I realized just shortly after listening to Madonna’s Rebel Heart that I no longer truly enjoyed her new music. It was a slow and eventual process that started after Ray of Light. The more I listen to Madonna now, the more I reminisce over the Madonna of old, the one that defined trends for a generation of teens. The one that forged a new musical genre all of her own. She also was the one female to assume her part in the holy trinity of ’80s pop (with Prince and Micheal Jackson).
The streak of innovation was part of a much longer run than anyone outside of Prince could have hoped for. While her debut with “Holiday” and “Lucky Star” were nice dance club hits, she really came into her own with 1984’s Like a Virgin. It was one of the first CDs I ever purchased and likely would have worn out my Akai player if I was not so busy discovering old “new music” at the time.
That album refined her image and sound thanks to Nile Rodgers, who was at the top of his game as a producer. Often acknowledged as the album that made him one of the decade’s most sought after producers, Like a Virgin continued the legacy of dance music of Madonna and went even further into the bedrooms, and TV’s of America.
“Material Girl”, one of the first singles clearly established Madonna’s manifesto for the ’80s. But it would be the title track along with its provocative video and inaugural MTV Music Awards performance that defined the Mad Max meets West Side Story fashion statement Madonna created. Shortly after the video aired, girls everywhere (and quite a few boys too) were looking like store-bought tramps.
The album was released in the early months of my college freshman year. While there, I had noticed that the Madonna look had already begun to influence the fashion sense of some fine art majors, who were already wearing black goth lace garments with chains as early as Madonna. It was the first big look of the ’80 to cross over race and culture lines, replacing the Pat Benatar and Stevie Nicks clones en mass.
Like A Virgin did it’s share to paying tribute to ’50 and 60s soul with doo wop inspired tracks like “Shoo-Bee-Doo” and the terse “Love Don’t Live Here Anymore”, but It would be the dance songs that really made her a star. The concept of a hard dancing female performer in modern pop was still new (thanks Tina Turner) and Madonna was a trailblazer that way too. Her performances were a tour de force showcasing her dancing and athletic ability as a performer. Suddenly other artists on tour had to step it up – literally.
All that finesse would also get bottled up into a unique brand, that was copied in various degrees by Cyndy Lauper, Regina and countless others. Like a Virgin was just the beginning of a period where Madonna would anticipate (or create) new trends and have the music that was perfectly matched to the occasion.

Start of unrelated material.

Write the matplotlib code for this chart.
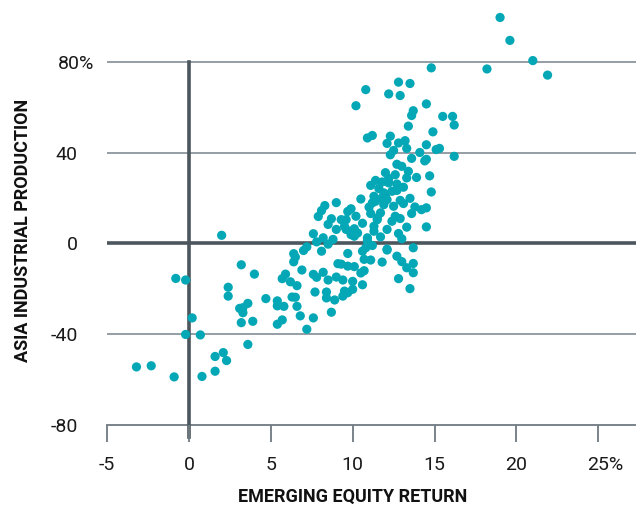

Very few artists will ever be able to match her streak of influence, especially now that the digital age has fragmented styles and the competition for attention. That brings me back to Rebel Heart. The book is still being written in rock on how long a career can go on.
Bob Dylan, David Bowie and the Rolling Stones are practically elderly, yet still relevant in the music world. It might be more difficult for someone like Madonna who was always in the forefront of what was new to keep up as whole generations become immune to her new music (I know kids that don’t know who she is).
If those kids ever grow up to really appreciate music, they might eventually realize that Taylor Swift, Nicki Minaj and Lady GaGa are all following in the tracks laid down by Madonna. She would never stand still long enough to reminisce over the impressive body of work she has amassed, but at this stage in her career I wish she would.